The nearly 11-hour outage that hit Microsoft Azure customers earlier this week was due to a performance update Microsoft made to Azure storage services, according to company officials.
Microsoft Azure Corporate Vice President Jason Zander acknowledged the problem and explained the root cause in a November 19 blog post.
On the evening (US Pacific Time) of November 18, customers across the US, Europe and parts of Asia experienced problems with various Azure services. The issue also affected Xbox Live and MSN.com — parts of which rely on Azure — as well as Visual Studio Online and Search.
Further exacerbating the problem was the fact that the Service Health Dashboard and Azure Management Portal both rely on Azure Storage services, which meant those services were not accurately reflecting the impaired state of Azure storage. Many users noted that Azure's status page was reporting that Azure was working fine when it wasn't.
Microsoft officials said a performance update applied to Azure Storage — which the company had previously tested over several weeks with a subset of Microsoft's customer-facing Azure Tables storage service — was the culprit. It wasn't until Microsoft began rolling out the performance update more broadly that the company discovered "an issue that resulted in storage blob front ends going into an infinite loop, which had gone undetected during flighting," Zander explained.
"The net result was an inability for the front ends to take on further traffic, which in turn caused other services built on top to experience issues," he said.
Microsoft rolled back the change once the issue was detected, but had to restart the storage front ends to fully undo the update. According to the official report on the outage, "Unfortunately the issue was widespread, since the update was made across most regions in a short period of time due to operational error, instead of following the standard protocol of applying production changes in incremental batches."
Some customers are still experiencing "intermittent issues" as a result, Zander said. Microsoft engineering is working with these customers to resolve lingering problems, he said.
Microsoft is committing to making changes to its policies and procedures to head off similar possible problems, Zander said.
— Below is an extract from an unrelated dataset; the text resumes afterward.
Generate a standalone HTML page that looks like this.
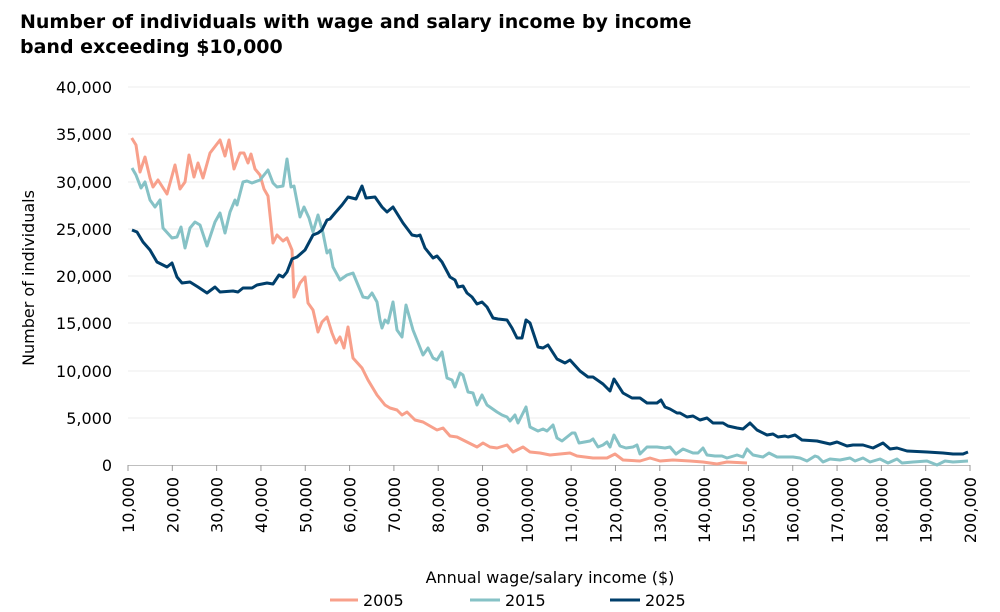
<!DOCTYPE html>
<html><head><meta charset="utf-8"><style>
body{margin:0;background:#fff;}
svg{display:block;font-family:"DejaVu Sans","Liberation Sans",sans-serif;}
</style></head><body>
<svg width="1000" height="612" viewBox="0 0 1000 612" xmlns="http://www.w3.org/2000/svg">
<text x="20" y="28" font-size="19" font-weight="bold" fill="#000">Number of individuals with wage and salary income by income</text>
<text x="20" y="53" font-size="19" font-weight="bold" fill="#000">band exceeding $10,000</text>
<g stroke="#eeeeee" stroke-width="1">
<line x1="128" x2="970" y1="418" y2="418"/><line x1="128" x2="970" y1="371" y2="371"/>
<line x1="128" x2="970" y1="323" y2="323"/><line x1="128" x2="970" y1="276" y2="276"/>
<line x1="128" x2="970" y1="229" y2="229"/><line x1="128" x2="970" y1="182" y2="182"/>
<line x1="128" x2="970" y1="134" y2="134"/><line x1="128" x2="970" y1="87" y2="87"/>
</g>
<line x1="128" x2="970" y1="465.5" y2="465.5" stroke="#bfbfbf"/>
<g font-size="16" fill="#000" text-anchor="end">
<text x="112" y="471">0</text><text x="112" y="424">5,000</text><text x="112" y="377">10,000</text>
<text x="112" y="329">15,000</text><text x="112" y="282">20,000</text><text x="112" y="235">25,000</text>
<text x="112" y="188">30,000</text><text x="112" y="140">35,000</text><text x="112" y="93">40,000</text>
</g>
<g id="xt" stroke="#999" stroke-width="1"></g>
<g font-size="16" fill="#000" text-anchor="end" id="xl"></g>
<text transform="translate(34,278) rotate(-90)" font-size="16" text-anchor="middle">Number of individuals</text>
<text x="550" y="583" font-size="16" text-anchor="middle">Annual wage/salary income ($)</text>
<g fill="none" stroke-width="3" stroke-linejoin="round">
<polyline stroke="#f8a08b" points="131.7,138 136,145 140,172 145,157 150,178 153,187 158,180 167,194 175,165 180,189 185,182 189,155 194,177 198,163 203,178 210,153 220,140 225,156 229,140 234,169 240,153 244,153 248,163 251,154 255,169 260,175 264,189 268,196 273,243 277,235 283,241 287,238 292,250 294,297 300,283 305,277 308,303 313,310 318,332 322,322 327,317 332,333 336,343 340,337 344,348 348,327 353,358 362,368 368,380 377,395 385,405 390,408 397,410 402,415 407,412 415,420 423,422 430,426 437,430 443,428 450,436 457,437 467,442 477,447 483,443 490,447 497,448 507,445 513,452 523,447 530,452 540,453 550,455 570,453 577,456 593,458 607,458 615,454 623,460 640,461 650,458 660,461 673,460 690,461 703,462 717,464 727,462 747,463"/>
<polyline stroke="#86c2c6" points="132,168 136,175 141,188 145,182 150,200 155,207 160,200 163,228 172,238 177,237 181,227 185,248 190,228 195,222 200,225 207,246 215,222 220,213 225,233 230,212 235,200 237,205 243,182 247,181 252,183 260,180 268,170 273,183 277,187 283,186 287,159 291,187 294,186 300,217 304,207 309,218 313,232 318,215 323,233 327,253 330,250 333,267 340,280 347,275 353,273 358,285 363,297 368,298 372,293 377,302 380,320 382,328 385,320 388,323 393,302 397,330 402,337 406,305 413,330 423,355 428,348 433,358 437,360 442,352 447,378 452,380 455,387 460,373 463,375 468,392 473,393 477,405 482,395 487,405 497,412 502,415 507,417 510,421 515,415 518,423 526,407 530,427 538,431 543,429 547,431 553,425 557,438 562,441 567,437 572,433 575,433 579,443 590,441 593,439 598,447 603,445 607,442 610,447 614,435 620,446 626,448 633,447 637,445 640,454 647,447 657,447 665,448 670,447 676,454 683,449 693,453 698,453 703,448 707,455 715,456 722,456 727,458 737,455 743,457 747,449 753,455 763,457 769,453 777,457 793,457 800,458 807,461 815,456 818,457 823,462 830,459 840,460 850,458 855,461 863,458 870,462 880,459 888,463 897,459 902,463 913,462 927,461 937,465 945,461 953,462 968,461"/>
<polyline stroke="#003f6b" points="132,230 137,232 143,242 150,250 157,262 167,267 172,263 177,277 182,283 190,282 198,287 207,293 215,287 220,292 233,291 238,292 243,288 252,288 257,285 267,283 273,284 279,275 283,277 287,272 292,259 297,257 305,250 313,235 318,233 322,230 327,220 330,219 335,213 342,205 348,197 356,199 362,186 366,198 375,197 382,207 387,212 393,207 403,223 412,235 417,236 420,235 425,248 433,258 437,256 442,262 450,277 455,280 458,287 463,286 467,293 472,297 477,304 482,302 487,307 493,318 498,319 507,320 512,328 517,338 522,338 526,320 530,323 538,347 543,348 548,345 557,359 565,363 570,360 580,371 588,377 593,377 603,384 610,391 614,379 623,393 632,398 640,398 647,403 657,403 661,400 665,407 670,409 677,413 680,413 687,417 693,416 700,420 707,418 713,423 723,423 728,426 737,428 743,429 750,423 757,430 767,435 773,434 778,437 785,436 788,437 795,435 802,440 817,441 830,444 837,442 847,446 853,445 863,445 873,448 883,443 890,449 897,448 907,451 927,452 943,453 953,454 963,454 968,452"/>
</g>
<g stroke-width="3">
<line x1="330" x2="358" y1="600" y2="600" stroke="#f8a08b"/>
<line x1="470" x2="500" y1="600" y2="600" stroke="#86c2c6"/>
<line x1="610" x2="640" y1="600" y2="600" stroke="#003f6b"/>
</g>
<g font-size="16" fill="#000">
<text x="363" y="606">2005</text><text x="505" y="606">2015</text><text x="645" y="606">2025</text>
</g>
<script>
(function(){
var ns="http://www.w3.org/2000/svg",t=document.getElementById("xt"),l=document.getElementById("xl");
for(var i=0;i<=19;i++){
var x=128+i*842/19;
var ln=document.createElementNS(ns,"line");
ln.setAttribute("x1",x);ln.setAttribute("x2",x);ln.setAttribute("y1",465);ln.setAttribute("y2",471);t.appendChild(ln);
var v=(10+i*10)*1000;
var tx=document.createElementNS(ns,"text");
tx.setAttribute("transform","translate("+(x+6)+",477) rotate(-90)");
tx.textContent=v.toLocaleString("en-US");l.appendChild(tx);
}
})();
</script>
</svg>
</body></html>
Among its commitments:
- Ensure that the deployment tools enforce the standard protocol of applying production changes in incremental batches is always followed.
- Improve the recovery methods to minimize the time to recovery.
- Fix the infinite loop bug in the CPU reduction improvement from the Blob front ends before it is rolled out into production.
- Improve Service Health Dashboard Infrastructure and protocols.
"We apologize for the impact and inconvenience this has caused," the Azure team repeated.